(WRITTEN TASK):
Exclude the pictures, then repeat the remaining data exactly.
## Start DATASET CONTENT
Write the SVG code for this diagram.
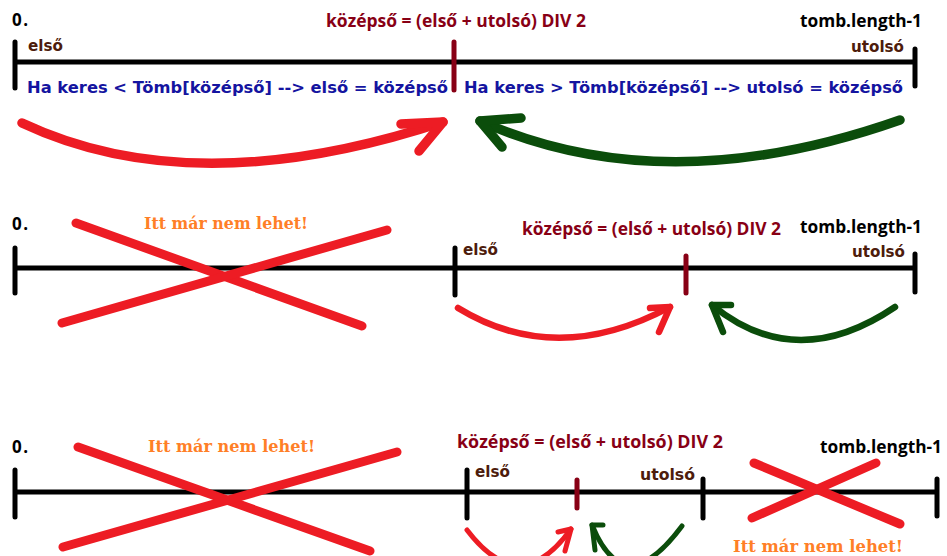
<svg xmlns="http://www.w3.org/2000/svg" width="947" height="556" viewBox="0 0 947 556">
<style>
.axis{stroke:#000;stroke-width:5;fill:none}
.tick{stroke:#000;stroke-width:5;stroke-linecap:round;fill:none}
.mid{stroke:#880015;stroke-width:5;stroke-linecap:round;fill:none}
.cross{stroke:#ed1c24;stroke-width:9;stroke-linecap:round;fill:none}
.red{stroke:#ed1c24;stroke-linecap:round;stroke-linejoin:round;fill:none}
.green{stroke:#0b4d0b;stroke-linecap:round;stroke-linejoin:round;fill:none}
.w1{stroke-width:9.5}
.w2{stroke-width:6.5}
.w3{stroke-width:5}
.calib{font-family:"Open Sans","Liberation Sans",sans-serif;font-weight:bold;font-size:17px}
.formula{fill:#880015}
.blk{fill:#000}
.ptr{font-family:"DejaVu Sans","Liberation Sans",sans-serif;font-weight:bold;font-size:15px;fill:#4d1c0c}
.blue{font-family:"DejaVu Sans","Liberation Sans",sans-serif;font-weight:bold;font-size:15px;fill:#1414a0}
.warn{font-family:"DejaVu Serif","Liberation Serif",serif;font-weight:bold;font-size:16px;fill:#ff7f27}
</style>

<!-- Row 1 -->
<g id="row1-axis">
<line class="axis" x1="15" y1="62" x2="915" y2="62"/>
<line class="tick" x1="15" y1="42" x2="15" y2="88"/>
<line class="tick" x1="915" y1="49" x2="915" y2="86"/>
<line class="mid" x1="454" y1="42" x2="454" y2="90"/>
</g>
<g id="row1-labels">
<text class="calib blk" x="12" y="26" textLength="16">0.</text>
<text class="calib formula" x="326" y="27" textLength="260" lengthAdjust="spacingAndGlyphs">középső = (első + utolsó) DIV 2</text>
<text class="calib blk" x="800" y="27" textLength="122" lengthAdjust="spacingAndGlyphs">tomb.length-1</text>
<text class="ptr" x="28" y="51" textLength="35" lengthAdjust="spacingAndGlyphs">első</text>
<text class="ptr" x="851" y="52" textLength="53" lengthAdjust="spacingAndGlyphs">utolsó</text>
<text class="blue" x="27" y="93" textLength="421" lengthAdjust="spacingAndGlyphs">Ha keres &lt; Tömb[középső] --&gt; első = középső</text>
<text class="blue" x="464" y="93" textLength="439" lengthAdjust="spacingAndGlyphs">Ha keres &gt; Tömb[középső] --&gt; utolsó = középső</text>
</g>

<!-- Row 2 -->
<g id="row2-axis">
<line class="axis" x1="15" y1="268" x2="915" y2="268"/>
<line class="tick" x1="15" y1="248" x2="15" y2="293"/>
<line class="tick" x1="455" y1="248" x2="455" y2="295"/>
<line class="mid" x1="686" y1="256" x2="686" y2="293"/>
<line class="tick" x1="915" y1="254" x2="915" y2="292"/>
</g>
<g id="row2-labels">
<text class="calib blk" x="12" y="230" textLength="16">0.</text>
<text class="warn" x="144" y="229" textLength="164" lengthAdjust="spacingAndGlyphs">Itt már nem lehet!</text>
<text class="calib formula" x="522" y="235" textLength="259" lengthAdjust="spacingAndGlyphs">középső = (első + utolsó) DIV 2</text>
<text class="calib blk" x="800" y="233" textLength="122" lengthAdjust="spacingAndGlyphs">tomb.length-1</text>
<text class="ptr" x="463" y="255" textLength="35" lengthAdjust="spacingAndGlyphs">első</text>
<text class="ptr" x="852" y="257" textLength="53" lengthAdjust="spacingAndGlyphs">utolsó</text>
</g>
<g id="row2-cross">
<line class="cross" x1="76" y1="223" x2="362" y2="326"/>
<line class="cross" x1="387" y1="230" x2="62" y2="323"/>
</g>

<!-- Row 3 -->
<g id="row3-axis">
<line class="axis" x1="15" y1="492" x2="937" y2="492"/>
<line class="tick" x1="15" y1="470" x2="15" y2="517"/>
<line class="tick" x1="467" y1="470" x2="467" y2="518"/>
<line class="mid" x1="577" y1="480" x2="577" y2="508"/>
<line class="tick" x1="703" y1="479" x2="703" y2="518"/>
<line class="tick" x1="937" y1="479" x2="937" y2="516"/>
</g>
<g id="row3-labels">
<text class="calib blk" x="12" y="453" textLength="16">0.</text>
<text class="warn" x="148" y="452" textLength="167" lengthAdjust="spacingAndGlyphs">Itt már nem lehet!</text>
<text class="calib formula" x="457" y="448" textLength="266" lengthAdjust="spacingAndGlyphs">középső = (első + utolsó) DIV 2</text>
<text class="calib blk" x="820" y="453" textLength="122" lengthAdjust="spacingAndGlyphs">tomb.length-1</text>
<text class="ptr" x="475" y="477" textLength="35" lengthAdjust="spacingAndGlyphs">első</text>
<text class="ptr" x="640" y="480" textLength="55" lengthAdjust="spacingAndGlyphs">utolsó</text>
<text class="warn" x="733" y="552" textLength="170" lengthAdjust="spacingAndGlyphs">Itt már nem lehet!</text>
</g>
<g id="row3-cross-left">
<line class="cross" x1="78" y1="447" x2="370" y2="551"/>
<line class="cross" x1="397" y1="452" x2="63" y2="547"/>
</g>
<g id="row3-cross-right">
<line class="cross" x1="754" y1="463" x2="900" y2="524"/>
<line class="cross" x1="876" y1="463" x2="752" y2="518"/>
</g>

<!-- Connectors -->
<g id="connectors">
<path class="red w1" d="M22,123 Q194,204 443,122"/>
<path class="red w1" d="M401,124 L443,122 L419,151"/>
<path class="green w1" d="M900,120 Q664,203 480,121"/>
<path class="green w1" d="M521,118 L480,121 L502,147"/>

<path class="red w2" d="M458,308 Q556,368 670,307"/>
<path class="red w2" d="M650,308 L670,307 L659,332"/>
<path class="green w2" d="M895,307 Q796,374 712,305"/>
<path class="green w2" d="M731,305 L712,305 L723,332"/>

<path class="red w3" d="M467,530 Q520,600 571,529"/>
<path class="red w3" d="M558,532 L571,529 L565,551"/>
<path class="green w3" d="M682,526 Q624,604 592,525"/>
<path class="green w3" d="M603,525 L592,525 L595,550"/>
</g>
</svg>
## End DATASET CONTENT
(TASK RESPONSE):
Write the SVG code for this diagram.
<svg xmlns="http://www.w3.org/2000/svg" width="947" height="556" viewBox="0 0 947 556">
<style>
.axis{stroke:#000;stroke-width:5;fill:none}
.tick{stroke:#000;stroke-width:5;stroke-linecap:round;fill:none}
.mid{stroke:#880015;stroke-width:5;stroke-linecap:round;fill:none}
.cross{stroke:#ed1c24;stroke-width:9;stroke-linecap:round;fill:none}
.red{stroke:#ed1c24;stroke-linecap:round;stroke-linejoin:round;fill:none}
.green{stroke:#0b4d0b;stroke-linecap:round;stroke-linejoin:round;fill:none}
.w1{stroke-width:9.5}
.w2{stroke-width:6.5}
.w3{stroke-width:5}
.calib{font-family:"Open Sans","Liberation Sans",sans-serif;font-weight:bold;font-size:17px}
.formula{fill:#880015}
.blk{fill:#000}
.ptr{font-family:"DejaVu Sans","Liberation Sans",sans-serif;font-weight:bold;font-size:15px;fill:#4d1c0c}
.blue{font-family:"DejaVu Sans","Liberation Sans",sans-serif;font-weight:bold;font-size:15px;fill:#1414a0}
.warn{font-family:"DejaVu Serif","Liberation Serif",serif;font-weight:bold;font-size:16px;fill:#ff7f27}
</style>

<!-- Row 1 -->
<g id="row1-axis">
<line class="axis" x1="15" y1="62" x2="915" y2="62"/>
<line class="tick" x1="15" y1="42" x2="15" y2="88"/>
<line class="tick" x1="915" y1="49" x2="915" y2="86"/>
<line class="mid" x1="454" y1="42" x2="454" y2="90"/>
</g>
<g id="row1-labels">
<text class="calib blk" x="12" y="26" textLength="16">0.</text>
<text class="calib formula" x="326" y="27" textLength="260" lengthAdjust="spacingAndGlyphs">középső = (első + utolsó) DIV 2</text>
<text class="calib blk" x="800" y="27" textLength="122" lengthAdjust="spacingAndGlyphs">tomb.length-1</text>
<text class="ptr" x="28" y="51" textLength="35" lengthAdjust="spacingAndGlyphs">első</text>
<text class="ptr" x="851" y="52" textLength="53" lengthAdjust="spacingAndGlyphs">utolsó</text>
<text class="blue" x="27" y="93" textLength="421" lengthAdjust="spacingAndGlyphs">Ha keres &lt; Tömb[középső] --&gt; első = középső</text>
<text class="blue" x="464" y="93" textLength="439" lengthAdjust="spacingAndGlyphs">Ha keres &gt; Tömb[középső] --&gt; utolsó = középső</text>
</g>

<!-- Row 2 -->
<g id="row2-axis">
<line class="axis" x1="15" y1="268" x2="915" y2="268"/>
<line class="tick" x1="15" y1="248" x2="15" y2="293"/>
<line class="tick" x1="455" y1="248" x2="455" y2="295"/>
<line class="mid" x1="686" y1="256" x2="686" y2="293"/>
<line class="tick" x1="915" y1="254" x2="915" y2="292"/>
</g>
<g id="row2-labels">
<text class="calib blk" x="12" y="230" textLength="16">0.</text>
<text class="warn" x="144" y="229" textLength="164" lengthAdjust="spacingAndGlyphs">Itt már nem lehet!</text>
<text class="calib formula" x="522" y="235" textLength="259" lengthAdjust="spacingAndGlyphs">középső = (első + utolsó) DIV 2</text>
<text class="calib blk" x="800" y="233" textLength="122" lengthAdjust="spacingAndGlyphs">tomb.length-1</text>
<text class="ptr" x="463" y="255" textLength="35" lengthAdjust="spacingAndGlyphs">első</text>
<text class="ptr" x="852" y="257" textLength="53" lengthAdjust="spacingAndGlyphs">utolsó</text>
</g>
<g id="row2-cross">
<line class="cross" x1="76" y1="223" x2="362" y2="326"/>
<line class="cross" x1="387" y1="230" x2="62" y2="323"/>
</g>

<!-- Row 3 -->
<g id="row3-axis">
<line class="axis" x1="15" y1="492" x2="937" y2="492"/>
<line class="tick" x1="15" y1="470" x2="15" y2="517"/>
<line class="tick" x1="467" y1="470" x2="467" y2="518"/>
<line class="mid" x1="577" y1="480" x2="577" y2="508"/>
<line class="tick" x1="703" y1="479" x2="703" y2="518"/>
<line class="tick" x1="937" y1="479" x2="937" y2="516"/>
</g>
<g id="row3-labels">
<text class="calib blk" x="12" y="453" textLength="16">0.</text>
<text class="warn" x="148" y="452" textLength="167" lengthAdjust="spacingAndGlyphs">Itt már nem lehet!</text>
<text class="calib formula" x="457" y="448" textLength="266" lengthAdjust="spacingAndGlyphs">középső = (első + utolsó) DIV 2</text>
<text class="calib blk" x="820" y="453" textLength="122" lengthAdjust="spacingAndGlyphs">tomb.length-1</text>
<text class="ptr" x="475" y="477" textLength="35" lengthAdjust="spacingAndGlyphs">első</text>
<text class="ptr" x="640" y="480" textLength="55" lengthAdjust="spacingAndGlyphs">utolsó</text>
<text class="warn" x="733" y="552" textLength="170" lengthAdjust="spacingAndGlyphs">Itt már nem lehet!</text>
</g>
<g id="row3-cross-left">
<line class="cross" x1="78" y1="447" x2="370" y2="551"/>
<line class="cross" x1="397" y1="452" x2="63" y2="547"/>
</g>
<g id="row3-cross-right">
<line class="cross" x1="754" y1="463" x2="900" y2="524"/>
<line class="cross" x1="876" y1="463" x2="752" y2="518"/>
</g>

<!-- Connectors -->
<g id="connectors">
<path class="red w1" d="M22,123 Q194,204 443,122"/>
<path class="red w1" d="M401,124 L443,122 L419,151"/>
<path class="green w1" d="M900,120 Q664,203 480,121"/>
<path class="green w1" d="M521,118 L480,121 L502,147"/>

<path class="red w2" d="M458,308 Q556,368 670,307"/>
<path class="red w2" d="M650,308 L670,307 L659,332"/>
<path class="green w2" d="M895,307 Q796,374 712,305"/>
<path class="green w2" d="M731,305 L712,305 L723,332"/>

<path class="red w3" d="M467,530 Q520,600 571,529"/>
<path class="red w3" d="M558,532 L571,529 L565,551"/>
<path class="green w3" d="M682,526 Q624,604 592,525"/>
<path class="green w3" d="M603,525 L592,525 L595,550"/>
</g>
</svg>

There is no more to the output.